User Interviews, The Heart of the Design Process

Nathan Philpot
Kantata Product Development
2 min readJan 18, 2017

A design process is essential for a design team to stay true to the people they are building for. It is how we keep ourselves honest.

If you don’t already have a process, establishing a process in an organization can be hard, not because an organization doesn’t like the idea or think it is important, but it is just hard getting people to do new things and actually change their behavior. Each organization’s process will look a little different.

I have seen some processes that are basically a list of design artifacts: wireframes, maps, mockups, personas, flows, etc., etc., etc. And though these things can be important, without the user interview, these things will become nothing more than one and zeros taking up space on your cloud storage service and pretty pictures for your online portfolio.

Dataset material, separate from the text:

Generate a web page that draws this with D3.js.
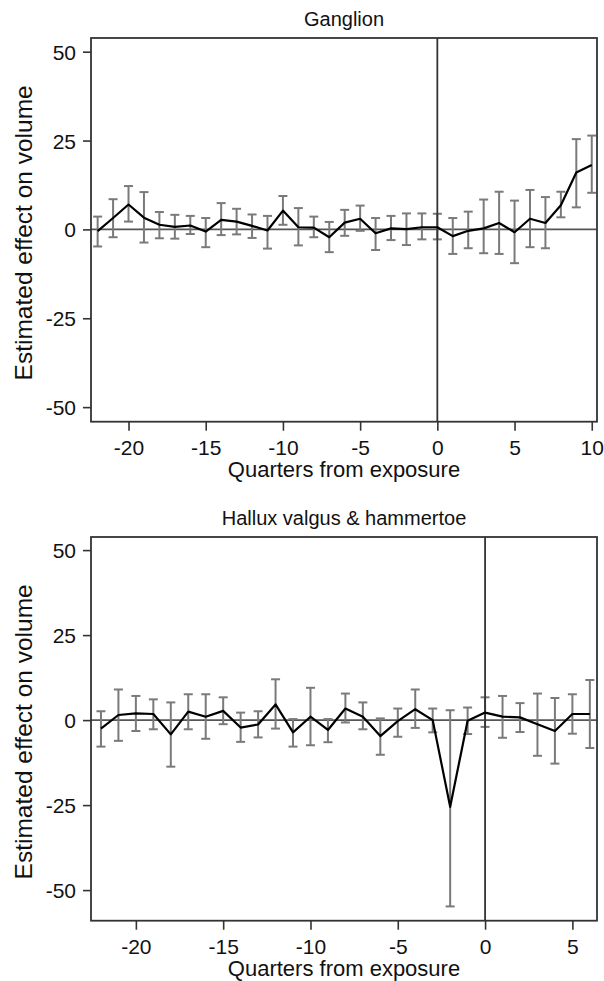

Whatever the process you establish, it should have two basic truths:

  • The user interview — talk to real people and iterate with them
  • Hold yourselves accountable to the process, keep yourselves honest

Learning from real users is exciting and the results are more naturally shared with others. This keeps real insights learned from becoming stale design artifacts that are rarely looked at again because they were produced with the purpose of design output.

Your process will not be perfect at first. With practice, patience, and humility, how you do these things will get better and you will begin to define what really works best for your team and organization.

A design process with the user interview at its heart will keep your team and product focused on solving real problems for real users.

Hope this helps, and let me know how it’s going for you.